When the two nodes become desynchronized, all features are still available on both nodes (except for two exceptions - add and delete domain operations).
Therefore, data update conflict might appear if the same data is updated with different values on the two nodes (during a short network outage, or simultaneously on both nodes).
For example, while the appliances are disconnected, you can update the same field with different values on both nodes, or create the same user name twice. This will result in a data conflict when the appliances are reconnected.
The following sections describe how such conflicts are managed and audited.

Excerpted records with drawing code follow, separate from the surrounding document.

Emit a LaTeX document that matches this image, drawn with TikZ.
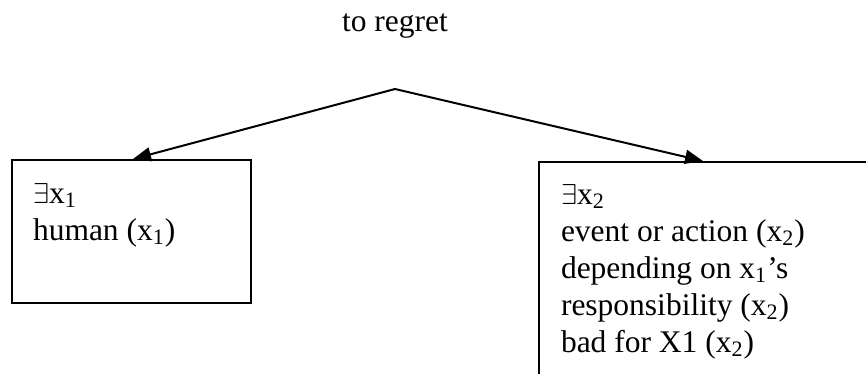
\documentclass[tikz,border=0pt]{standalone}
\usepackage{fontspec}
\setmainfont{Liberation Serif}
\usetikzlibrary{arrows.meta}
\begin{document}
\begin{tikzpicture}[x=0.5pt,y=-0.5pt,line width=1pt,
  txt/.style={inner sep=0pt,anchor=base west,align=left,font=\fontsize{15.75}{18.5}\selectfont},
  box/.style={draw,inner sep=0pt,anchor=north west},
  arr/.style={-{Triangle[length=9pt,width=7pt]},line join=miter}]
\useasboundingbox (0,0) rectangle (866,374);
\clip (0,0) rectangle (866,374);
\node[txt,anchor=base] (title) at (395,32) {to regret};
\coordinate (apex) at (395,89);
\node[box,minimum width=119.5pt,minimum height=71.5pt] (lbox) at (11,159) {};
\node[box,minimum width=170pt,minimum height=120pt] (rbox) at (538,161) {};
\node[txt] (ltext) at (32,240) {$\exists$x\textsubscript{1}\\human (x\textsubscript{1})};
\node[txt] (rtext) at (560,352) {$\exists$x\textsubscript{2}\\event or action (x\textsubscript{2})\\depending on x\textsubscript{1}’s\\responsibility (x\textsubscript{2})\\bad for X1 (x\textsubscript{2})};
\draw[arr] (apex) -- ([xshift=61pt]lbox.north west);
\draw[arr] (apex) -- ([xshift=82.5pt]rbox.north west);
\end{tikzpicture}
\end{document}
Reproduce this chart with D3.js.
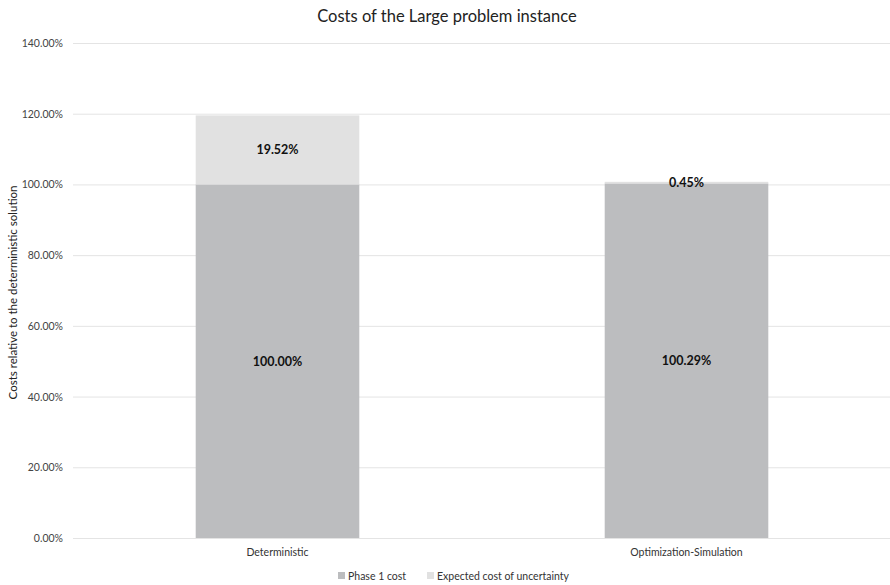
<!DOCTYPE html>
<html>
<head>
<meta charset="utf-8">
<script src="https://cdn.jsdelivr.net/npm/d3@7"></script>
<style>
  html, body { margin: 0; padding: 0; background: #fff; }
  svg { display: block; font-family: Lato, "Open Sans", sans-serif; }
</style>
</head>
<body>
<svg id="chart" width="890" height="585"></svg>
<script>
// Chart data
const categories = ["Deterministic", "Optimization-Simulation"];
const seriesNames = ["Phase 1 cost", "Expected cost of uncertainty"];
const phase1Cost = [100.00, 100.29];
const uncertaintyCost = [19.52, 0.45];
const yTicks = [0, 20, 40, 60, 80, 100, 120, 140];
const seriesColors = ["#bcbdbf", "#e1e1e1"];

const svg = d3.select("#chart");
const W = 890, H = 585;
const plot = { left: 73, right: 891, top: 43, bottom: 538 };

const x = d3.scaleBand().domain(categories).range([plot.left, plot.right]).paddingInner(0.6).paddingOuter(0.3);
const y = d3.scaleLinear().domain([0, 140]).range([plot.bottom, plot.top]);

// Title
svg.append("text")
  .attr("x", 447).attr("y", 22)
  .attr("text-anchor", "middle")
  .attr("font-size", 16.5)
  .attr("fill", "#222")
  .text("Costs of the Large problem instance");

// Gridlines
svg.append("g").selectAll("line").data(yTicks).join("line")
  .attr("x1", plot.left).attr("x2", plot.right)
  .attr("y1", d => y(d) + 0.5).attr("y2", d => y(d) + 0.5)
  .attr("stroke", "#e4e4e4").attr("stroke-width", 1);

// Y tick labels
svg.append("g").selectAll("text").data(yTicks).join("text")
  .attr("x", 63).attr("y", d => y(d) + 4)
  .attr("text-anchor", "end")
  .attr("font-size", 10.5)
  .attr("fill", "#444")
  .text(d => d.toFixed(2) + "%");

// Y axis title
svg.append("text")
  .attr("transform", `translate(17,${(plot.top + plot.bottom) / 2 + 2}) rotate(-90)`)
  .attr("text-anchor", "middle")
  .attr("font-size", 11.5)
  .attr("fill", "#222")
  .text("Costs relative to the deterministic solution");

// Stacked data
const rows = categories.map((c, i) => ({ cat: c, p1: phase1Cost[i], unc: uncertaintyCost[i] }));
const stack = d3.stack().keys(["p1", "unc"])(rows);

const layers = svg.append("g").selectAll("g").data(stack).join("g")
  .attr("fill", (d, i) => seriesColors[i]);

layers.selectAll("rect").data(d => d).join("rect")
  .attr("x", d => x(d.data.cat))
  .attr("width", x.bandwidth())
  .attr("y", d => y(d[1]))
  .attr("height", d => y(d[0]) - y(d[1]));

// Value labels
const labels = svg.append("g");
stack.forEach((layer, li) => {
  layer.forEach(d => {
    const v = li === 0 ? d.data.p1 : d.data.unc;
    labels.append("text")
      .attr("x", x(d.data.cat) + x.bandwidth() / 2)
      .attr("y", (y(d[0]) + y(d[1])) / 2 + 4.5)
      .attr("text-anchor", "middle")
      .attr("font-size", 12.5)
      .attr("font-weight", "bold")
      .attr("fill", "#111")
      .text(v.toFixed(2) + "%");
  });
});

// Category labels
svg.append("g").selectAll("text").data(categories).join("text")
  .attr("x", d => x(d) + x.bandwidth() / 2)
  .attr("y", 556)
  .attr("text-anchor", "middle")
  .attr("font-size", 10.5)
  .attr("fill", "#333")
  .text(d => d);

// Legend
const legend = svg.append("g");
const legendX = [338, 427];
seriesNames.forEach((name, i) => {
  legend.append("rect")
    .attr("x", legendX[i]).attr("y", 572)
    .attr("width", 7).attr("height", 7)
    .attr("fill", seriesColors[i]);
  legend.append("text")
    .attr("x", legendX[i] + 10).attr("y", 580)
    .attr("font-size", 10.5)
    .attr("fill", "#333")
    .text(name);
});
</script>
</body>
</html>
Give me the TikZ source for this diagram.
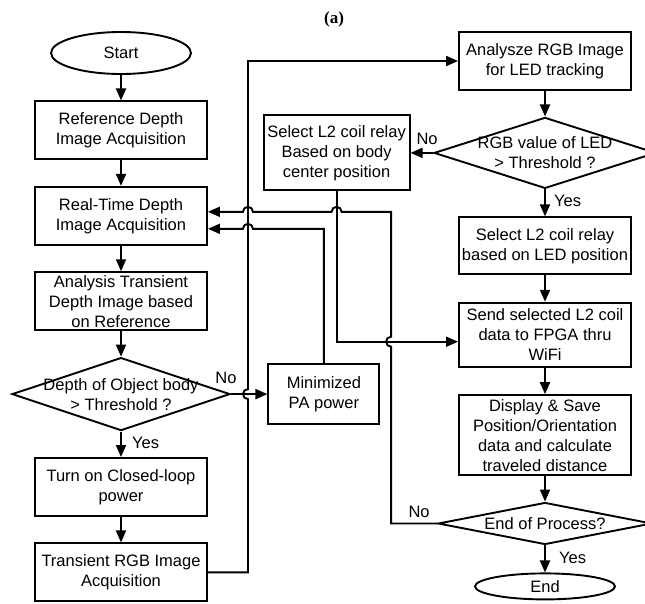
\documentclass[tikz,border=0pt]{standalone}
\usepackage{fontspec}
\setmainfont{Liberation Sans}
\newfontfamily\captionserif{Liberation Serif}
\usepackage{tikz}
\usetikzlibrary{arrows.meta, positioning, shapes.geometric, calc}
\newcommand{\flowfont}{\fontsize{16.5}{20}\selectfont}

\begin{document}
\begin{tikzpicture}[
    x=1pt, y=1pt,
    node distance=25.5pt and 22.5pt, % vertical and horizontal distance
    block/.style={
        rectangle,
        draw,
        line width=1.9pt,
        minimum width=172pt,
        minimum height=58pt,
        align=center,
        inner sep=2pt,
        font=\flowfont
    },
    decision/.style={
        diamond,
        draw,
        line width=1.9pt,
        aspect=3,
        inner xsep=-40pt,
        inner ysep=-8pt,
        minimum width=218pt,
        minimum height=73pt,
        align=center,
        font=\flowfont
    },
    terminal/.style={
        ellipse,
        draw,
        line width=1.9pt,
        minimum width=140pt,
        minimum height=42pt,
        inner sep=0pt,
        font=\flowfont
    },
    arrow/.style={line width=1.9pt, -{Triangle[length=12pt,width=10pt]}},
    tag/.style={font=\flowfont, inner sep=1pt}
]
\useasboundingbox (0,0) rectangle (645,-603);

% ========== left column: depth image ==========
\node[terminal] (start) at (121,-53) {Start};
\node[block, below=of start] (refdepth) {Reference Depth\\Image Acquisition};
\node[block, below=of refdepth] (rtdepth) {Real-Time Depth\\Image Acquisition};
\node[block, below=of rtdepth] (anadepth) {Analysis Transient\\Depth Image based\\on Reference};
\node[decision, below=of anadepth] (depthq) {Depth of Object body\\> Threshold ?};
\node[block, below=of depthq] (closedloop) {Turn on Closed-loop\\power};
\node[block, below=of closedloop] (rgbacq) {Transient RGB Image\\Acquisition};
\node[block, right=36.5pt of depthq, minimum width=111pt, minimum height=60pt] (minpa) {Minimized\\PA power};

% ========== right column: LED tracking ==========
\node[block] (rgbtrack) at (545,-61) {Analysze RGB Image\\for LED tracking};
\node[decision, below=of rgbtrack, minimum width=222pt, minimum height=71pt] (ledq) {RGB value of LED\\> Threshold ?};
\node[block, below=27pt of ledq, minimum height=57pt] (ledrelay) {Select L2 coil relay\\based on LED position};
\node[block, below=26.5pt of ledrelay, minimum height=64pt] (sendfpga) {Send selected L2 coil\\data to FPGA thru\\WiFi};
\node[block, below=26.5pt of sendfpga, minimum height=80pt] (display) {Display \& Save\\Position/Orientation\\data and calculate\\traveled distance};
\node[decision, below=of display, minimum width=214pt, minimum height=42pt] (endq) {End of Process?};
\node[terminal, below=27pt of endq, minimum height=26pt] (stop) {End};
\node[block, left=of ledq, minimum width=146pt, minimum height=75pt] (bodyrelay) {Select L2 coil relay\\Based on body\\center position};

% ========== bends for the long wires ==========
\coordinate (busx) at ([xshift=40pt]rgbacq.east);
\coordinate (loopx) at ([xshift=-46pt]endq.west);
\coordinate (rtin1) at ([yshift=4pt]rtdepth.east);
\coordinate (rtin2) at ([yshift=-13pt]rtdepth.east);
\coordinate (sendin) at ([yshift=-7pt]sendfpga.west);

% ========== connectors ==========
\draw[arrow] (start) -- (refdepth);
\draw[arrow] (refdepth) -- (rtdepth);
\draw[arrow] (rtdepth) -- (anadepth);
\draw[arrow] (anadepth) -- (depthq);
\draw[arrow] (depthq) -- (closedloop);
\draw[arrow] (closedloop) -- (rgbacq);
\draw[arrow] (depthq.east) -- (depthq.east -| minpa.west);

\draw[arrow] (rgbtrack) -- (ledq);
\draw[arrow] (ledq) -- (ledrelay);
\draw[arrow] (ledq.west) -- (bodyrelay.east);
\draw[arrow] (ledrelay) -- (sendfpga);
\draw[arrow] (sendfpga) -- (display);
\draw[arrow] (display) -- (endq);
\draw[arrow] (endq) -- (stop);

% long wires, with hops where they cross
\draw[arrow] (rgbacq.east) -- (busx) -- ($(busx |- depthq.east)+(0,-5pt)$)
    arc[start angle=270, end angle=90, radius=5pt] |- (rgbtrack.west);
\draw[arrow] (bodyrelay.south) |- (sendin);
\draw[arrow] (endq.west) -- (loopx) -- ($(loopx |- sendin)+(0,-5pt)$)
    arc[start angle=270, end angle=90, radius=5pt] -- (loopx |- rtin1)
    -- ($(bodyrelay.south |- rtin1)+(5pt,0)$) arc[start angle=0, end angle=180, radius=5pt]
    -- ($(busx |- rtin1)+(5pt,0)$) arc[start angle=0, end angle=180, radius=5pt] -- (rtin1);
\draw[arrow] (minpa.north) |- ($(busx |- rtin2)+(5pt,0)$)
    arc[start angle=0, end angle=180, radius=5pt] -- (rtin2);

% ========== branch labels ==========
\node[tag, anchor=base] (nodepth) at ([xshift=-5pt,yshift=11pt]depthq.east) {No};
\node[tag, anchor=base west] (yesdepth) at ([xshift=10pt,yshift=9pt]closedloop.north) {Yes};
\node[tag, anchor=base] (noled) at ([xshift=-6pt,yshift=8pt]ledq.west) {No};
\node[tag, anchor=base west] (yesled) at ([xshift=8pt,yshift=10pt]ledrelay.north) {Yes};
\node[tag, anchor=base] (noend) at ([xshift=-18pt,yshift=6pt]endq.west) {No};
\node[tag, anchor=base west] (yesend) at ([xshift=13pt,yshift=9pt]stop.north) {Yes};

\node[font=\captionserif\bfseries\fontsize{17}{20}\selectfont] (caption) at (334,-19) {(a)};

\end{tikzpicture}
\end{document}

Monitoring and Reporting also describes how they are monitored.
If you run into any conflicts, contact HID Global Technical Support for assistance on their resolution.
Data Conflict Management
The system can resolve potential database conflicts based on the following principles:
- Timing – when 2 conflicting updates are identified, the last one wins, the earlier one is discarded. This applies to conflicting data update and data creation.
- Deletion wins – when a deletion conflicts with a data update, the deletion wins.
- Most usage wins – when a token has a higher total usage on one of the nodes (that is, the total number of failed and/or successful authentication). This information will be used to update the database (instead of taking into account the last update time).
For example, during a short outage, one administrator updates one field for a user at T0 on the first appliance, and another operator updates this same field at T0+1 on the second appliance. Once the appliances are reconnected, the last update made is inserted into the database while the update made on the first appliance will be discarded.
- If conflicts are detected between the two appliances when they are reconnected, you will receive a warning.
- If conflict resolution fails for some objects, you will receive both a warning and a short list of items to check, once the appliances are in a synchronized state. See Data Replication in Dual Mode.
Conflict Resolution Auditing
Automatic changes to database content due to conflict resolution are audited in a dedicated table (that is, not using the ActivID Server audit feature). Changes are audited locally. On each node, changes are audited on the node only.
The following is audited:
- Date and time of the conflict resolution
- Date and time of the conflict
- Security domain and database table name
- Change type - Insert/Update/Delete
- Row with conflicting data
- Row before change
- Row after conflict resolution
The conflict resolution audit cannot be accessed until archived. It is archived with ActivID Authentication Server audit archive. It is purged together with ActivID Authentication Server audit purge. The conflict resolution audit archive is also uploaded to the same location. The archive file name is Audit_conflict_XXXXXXXX.tar.
Manage Short Outage
The following are the reasons why a short outage could occur:
- A short power outage for one of the appliances occurs.
- A short network disconnection between the two appliances occurs.
- Hardware maintenance is required, and the appliance must be shut down for a short period of time.
Since the shutdown is short (that is, as long as the other appliance can store the synchronization data while waiting for the synchronization to be initiated again), it does not impact the activity on the other appliance.
During the process, both databases are no longer synchronized, but the difference is recoverable. The active appliance continues to record database updates. These updates will be sent to the other appliance when it is up and running again.
- There is no noticeable interruption of service for end users. Certain sessions on the ActivID Management Console or Self-Service Portal might be closed. However, you can log on to the applications again.
- There is no data loss.
- A RADIUS authentication could be aborted, but the next one might be successful on both nodes or only on one node.
The duration over which the two nodes still remains Out Of Sync. Recoverable depends on the following factors:
- The activity of the service and the number of authentication per second
- The network bandwidth between the two nodes
- The lag time between the two nodes
When you restart node B or the network resumes connection, the database is automatically synchronized.
As the recovery is automatic, the Synchronization Status switches to the Synchronized state. No manual intervention is required.
If you do not want to trigger the automatic recovery process, you can click Cancel Synchronization when the node is in the Out of Synchronization state.
Manage Long Outage
When the outage of Node B is long, Node A automatically cancels the synchronization.
During the process, both databases are no longer synchronized, and the difference is not recoverable automatically.
To perform a manual recovery, you have two options:
- Repair the connection issue between the appliances, and initiate the synchronization again.
- Once all the identified issues are fixed, set the appliances back to Single Mode, and reconfigure the Dual Mode deployment.